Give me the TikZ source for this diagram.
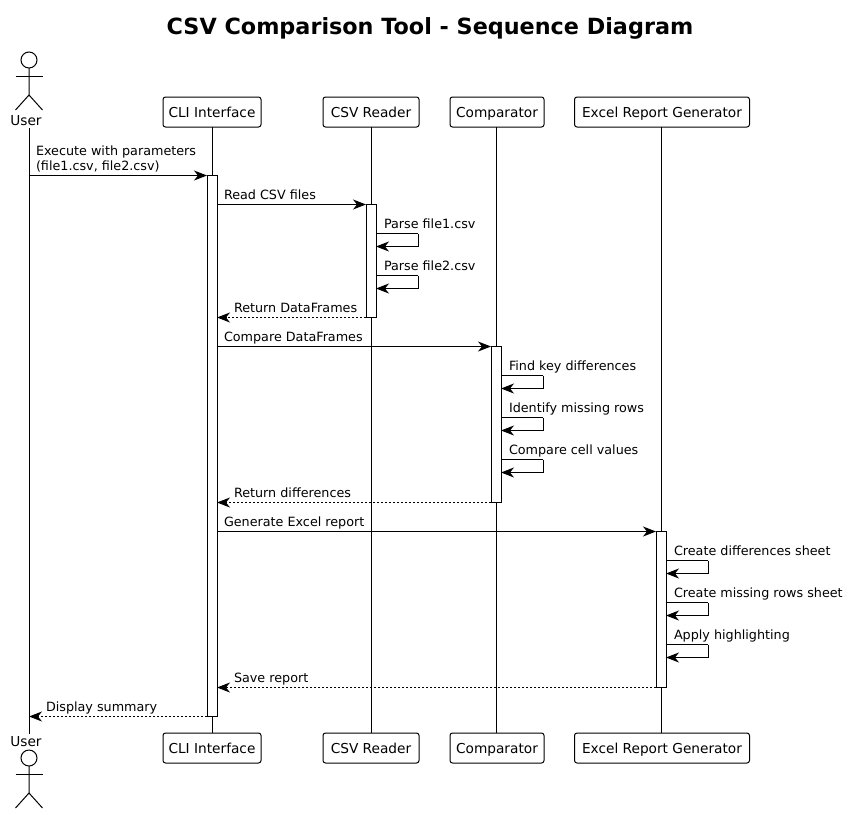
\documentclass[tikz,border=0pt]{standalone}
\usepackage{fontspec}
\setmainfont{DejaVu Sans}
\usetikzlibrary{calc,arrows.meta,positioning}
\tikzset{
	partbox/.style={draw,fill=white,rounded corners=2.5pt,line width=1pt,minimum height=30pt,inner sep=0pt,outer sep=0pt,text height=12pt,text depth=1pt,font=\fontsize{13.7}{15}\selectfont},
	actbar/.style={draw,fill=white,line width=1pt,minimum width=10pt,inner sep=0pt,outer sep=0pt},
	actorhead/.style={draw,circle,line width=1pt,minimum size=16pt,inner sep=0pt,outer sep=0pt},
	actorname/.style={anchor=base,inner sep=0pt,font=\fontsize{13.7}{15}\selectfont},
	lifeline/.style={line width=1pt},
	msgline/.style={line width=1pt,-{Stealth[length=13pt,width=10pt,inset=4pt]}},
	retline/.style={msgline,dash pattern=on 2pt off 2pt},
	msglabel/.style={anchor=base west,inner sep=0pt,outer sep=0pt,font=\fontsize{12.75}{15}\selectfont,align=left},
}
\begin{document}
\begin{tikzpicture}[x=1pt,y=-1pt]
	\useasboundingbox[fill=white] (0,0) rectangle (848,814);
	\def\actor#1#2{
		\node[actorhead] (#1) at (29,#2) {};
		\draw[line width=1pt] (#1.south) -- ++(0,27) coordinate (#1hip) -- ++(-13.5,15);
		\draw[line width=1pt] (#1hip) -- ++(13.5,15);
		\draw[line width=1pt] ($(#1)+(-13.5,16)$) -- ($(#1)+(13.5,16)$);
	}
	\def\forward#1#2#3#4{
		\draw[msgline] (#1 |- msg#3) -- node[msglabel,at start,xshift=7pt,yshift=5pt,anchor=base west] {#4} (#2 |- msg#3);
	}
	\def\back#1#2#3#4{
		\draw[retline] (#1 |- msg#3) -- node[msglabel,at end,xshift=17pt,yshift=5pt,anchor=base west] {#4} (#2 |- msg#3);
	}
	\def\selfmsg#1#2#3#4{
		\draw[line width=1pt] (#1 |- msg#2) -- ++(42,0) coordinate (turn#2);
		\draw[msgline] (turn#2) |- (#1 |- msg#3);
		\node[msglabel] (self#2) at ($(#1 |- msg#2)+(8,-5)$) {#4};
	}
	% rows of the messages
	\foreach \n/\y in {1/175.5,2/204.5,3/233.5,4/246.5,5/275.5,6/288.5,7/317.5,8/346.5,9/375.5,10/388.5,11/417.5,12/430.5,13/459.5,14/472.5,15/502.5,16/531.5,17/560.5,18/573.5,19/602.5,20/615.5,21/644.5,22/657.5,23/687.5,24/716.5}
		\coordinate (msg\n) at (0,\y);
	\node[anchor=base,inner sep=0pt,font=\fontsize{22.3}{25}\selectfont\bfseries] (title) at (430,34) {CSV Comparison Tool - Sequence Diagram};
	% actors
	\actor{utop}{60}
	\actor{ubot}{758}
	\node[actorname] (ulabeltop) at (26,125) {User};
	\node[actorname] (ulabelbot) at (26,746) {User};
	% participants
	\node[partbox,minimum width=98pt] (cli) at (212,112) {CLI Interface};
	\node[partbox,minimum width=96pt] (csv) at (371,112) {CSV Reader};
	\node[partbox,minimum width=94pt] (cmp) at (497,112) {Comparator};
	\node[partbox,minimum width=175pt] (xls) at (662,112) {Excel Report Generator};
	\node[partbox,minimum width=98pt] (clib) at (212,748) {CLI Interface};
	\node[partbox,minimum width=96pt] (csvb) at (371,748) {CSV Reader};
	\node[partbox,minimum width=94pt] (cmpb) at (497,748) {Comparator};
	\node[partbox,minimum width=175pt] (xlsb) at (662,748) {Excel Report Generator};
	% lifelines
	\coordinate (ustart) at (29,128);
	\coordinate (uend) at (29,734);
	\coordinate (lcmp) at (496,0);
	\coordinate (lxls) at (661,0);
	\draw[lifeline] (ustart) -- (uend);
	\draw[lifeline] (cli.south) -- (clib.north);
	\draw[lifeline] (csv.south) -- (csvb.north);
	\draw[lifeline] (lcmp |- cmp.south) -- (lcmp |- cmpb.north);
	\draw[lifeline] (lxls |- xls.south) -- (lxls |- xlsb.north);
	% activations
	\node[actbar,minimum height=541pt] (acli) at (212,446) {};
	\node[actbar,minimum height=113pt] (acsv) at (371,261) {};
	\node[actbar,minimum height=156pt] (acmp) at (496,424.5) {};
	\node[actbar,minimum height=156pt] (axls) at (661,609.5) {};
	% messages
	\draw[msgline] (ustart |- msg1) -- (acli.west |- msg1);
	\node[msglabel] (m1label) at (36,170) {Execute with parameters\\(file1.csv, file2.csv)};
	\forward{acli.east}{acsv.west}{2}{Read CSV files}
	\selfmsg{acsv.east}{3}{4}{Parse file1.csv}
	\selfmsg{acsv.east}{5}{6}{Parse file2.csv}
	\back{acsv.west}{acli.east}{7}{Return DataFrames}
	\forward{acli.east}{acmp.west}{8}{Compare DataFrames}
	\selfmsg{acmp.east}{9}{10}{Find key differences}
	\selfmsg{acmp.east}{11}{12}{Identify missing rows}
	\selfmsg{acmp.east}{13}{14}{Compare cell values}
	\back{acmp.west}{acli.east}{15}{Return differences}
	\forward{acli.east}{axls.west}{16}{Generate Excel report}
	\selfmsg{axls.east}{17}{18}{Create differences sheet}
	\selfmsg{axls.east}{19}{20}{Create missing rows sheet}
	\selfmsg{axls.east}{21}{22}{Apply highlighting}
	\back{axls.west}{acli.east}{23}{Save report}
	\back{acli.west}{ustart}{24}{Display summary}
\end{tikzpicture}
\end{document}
--*--
- _Description of the task_
Return the material word for word. Pictures are not part of the copy.

- _Exercise answer_
Give me the TikZ source for this diagram.
\documentclass[tikz,border=0pt]{standalone}
\usepackage{fontspec}
\setmainfont{DejaVu Sans}
\usetikzlibrary{calc,arrows.meta,positioning}
\tikzset{
	partbox/.style={draw,fill=white,rounded corners=2.5pt,line width=1pt,minimum height=30pt,inner sep=0pt,outer sep=0pt,text height=12pt,text depth=1pt,font=\fontsize{13.7}{15}\selectfont},
	actbar/.style={draw,fill=white,line width=1pt,minimum width=10pt,inner sep=0pt,outer sep=0pt},
	actorhead/.style={draw,circle,line width=1pt,minimum size=16pt,inner sep=0pt,outer sep=0pt},
	actorname/.style={anchor=base,inner sep=0pt,font=\fontsize{13.7}{15}\selectfont},
	lifeline/.style={line width=1pt},
	msgline/.style={line width=1pt,-{Stealth[length=13pt,width=10pt,inset=4pt]}},
	retline/.style={msgline,dash pattern=on 2pt off 2pt},
	msglabel/.style={anchor=base west,inner sep=0pt,outer sep=0pt,font=\fontsize{12.75}{15}\selectfont,align=left},
}
\begin{document}
\begin{tikzpicture}[x=1pt,y=-1pt]
	\useasboundingbox[fill=white] (0,0) rectangle (848,814);
	\def\actor#1#2{
		\node[actorhead] (#1) at (29,#2) {};
		\draw[line width=1pt] (#1.south) -- ++(0,27) coordinate (#1hip) -- ++(-13.5,15);
		\draw[line width=1pt] (#1hip) -- ++(13.5,15);
		\draw[line width=1pt] ($(#1)+(-13.5,16)$) -- ($(#1)+(13.5,16)$);
	}
	\def\forward#1#2#3#4{
		\draw[msgline] (#1 |- msg#3) -- node[msglabel,at start,xshift=7pt,yshift=5pt,anchor=base west] {#4} (#2 |- msg#3);
	}
	\def\back#1#2#3#4{
		\draw[retline] (#1 |- msg#3) -- node[msglabel,at end,xshift=17pt,yshift=5pt,anchor=base west] {#4} (#2 |- msg#3);
	}
	\def\selfmsg#1#2#3#4{
		\draw[line width=1pt] (#1 |- msg#2) -- ++(42,0) coordinate (turn#2);
		\draw[msgline] (turn#2) |- (#1 |- msg#3);
		\node[msglabel] (self#2) at ($(#1 |- msg#2)+(8,-5)$) {#4};
	}
	% rows of the messages
	\foreach \n/\y in {1/175.5,2/204.5,3/233.5,4/246.5,5/275.5,6/288.5,7/317.5,8/346.5,9/375.5,10/388.5,11/417.5,12/430.5,13/459.5,14/472.5,15/502.5,16/531.5,17/560.5,18/573.5,19/602.5,20/615.5,21/644.5,22/657.5,23/687.5,24/716.5}
		\coordinate (msg\n) at (0,\y);
	\node[anchor=base,inner sep=0pt,font=\fontsize{22.3}{25}\selectfont\bfseries] (title) at (430,34) {CSV Comparison Tool - Sequence Diagram};
	% actors
	\actor{utop}{60}
	\actor{ubot}{758}
	\node[actorname] (ulabeltop) at (26,125) {User};
	\node[actorname] (ulabelbot) at (26,746) {User};
	% participants
	\node[partbox,minimum width=98pt] (cli) at (212,112) {CLI Interface};
	\node[partbox,minimum width=96pt] (csv) at (371,112) {CSV Reader};
	\node[partbox,minimum width=94pt] (cmp) at (497,112) {Comparator};
	\node[partbox,minimum width=175pt] (xls) at (662,112) {Excel Report Generator};
	\node[partbox,minimum width=98pt] (clib) at (212,748) {CLI Interface};
	\node[partbox,minimum width=96pt] (csvb) at (371,748) {CSV Reader};
	\node[partbox,minimum width=94pt] (cmpb) at (497,748) {Comparator};
	\node[partbox,minimum width=175pt] (xlsb) at (662,748) {Excel Report Generator};
	% lifelines
	\coordinate (ustart) at (29,128);
	\coordinate (uend) at (29,734);
	\coordinate (lcmp) at (496,0);
	\coordinate (lxls) at (661,0);
	\draw[lifeline] (ustart) -- (uend);
	\draw[lifeline] (cli.south) -- (clib.north);
	\draw[lifeline] (csv.south) -- (csvb.north);
	\draw[lifeline] (lcmp |- cmp.south) -- (lcmp |- cmpb.north);
	\draw[lifeline] (lxls |- xls.south) -- (lxls |- xlsb.north);
	% activations
	\node[actbar,minimum height=541pt] (acli) at (212,446) {};
	\node[actbar,minimum height=113pt] (acsv) at (371,261) {};
	\node[actbar,minimum height=156pt] (acmp) at (496,424.5) {};
	\node[actbar,minimum height=156pt] (axls) at (661,609.5) {};
	% messages
	\draw[msgline] (ustart |- msg1) -- (acli.west |- msg1);
	\node[msglabel] (m1label) at (36,170) {Execute with parameters\\(file1.csv, file2.csv)};
	\forward{acli.east}{acsv.west}{2}{Read CSV files}
	\selfmsg{acsv.east}{3}{4}{Parse file1.csv}
	\selfmsg{acsv.east}{5}{6}{Parse file2.csv}
	\back{acsv.west}{acli.east}{7}{Return DataFrames}
	\forward{acli.east}{acmp.west}{8}{Compare DataFrames}
	\selfmsg{acmp.east}{9}{10}{Find key differences}
	\selfmsg{acmp.east}{11}{12}{Identify missing rows}
	\selfmsg{acmp.east}{13}{14}{Compare cell values}
	\back{acmp.west}{acli.east}{15}{Return differences}
	\forward{acli.east}{axls.west}{16}{Generate Excel report}
	\selfmsg{axls.east}{17}{18}{Create differences sheet}
	\selfmsg{axls.east}{19}{20}{Create missing rows sheet}
	\selfmsg{axls.east}{21}{22}{Apply highlighting}
	\back{axls.west}{acli.east}{23}{Save report}
	\back{acli.west}{ustart}{24}{Display summary}
\end{tikzpicture}
\end{document}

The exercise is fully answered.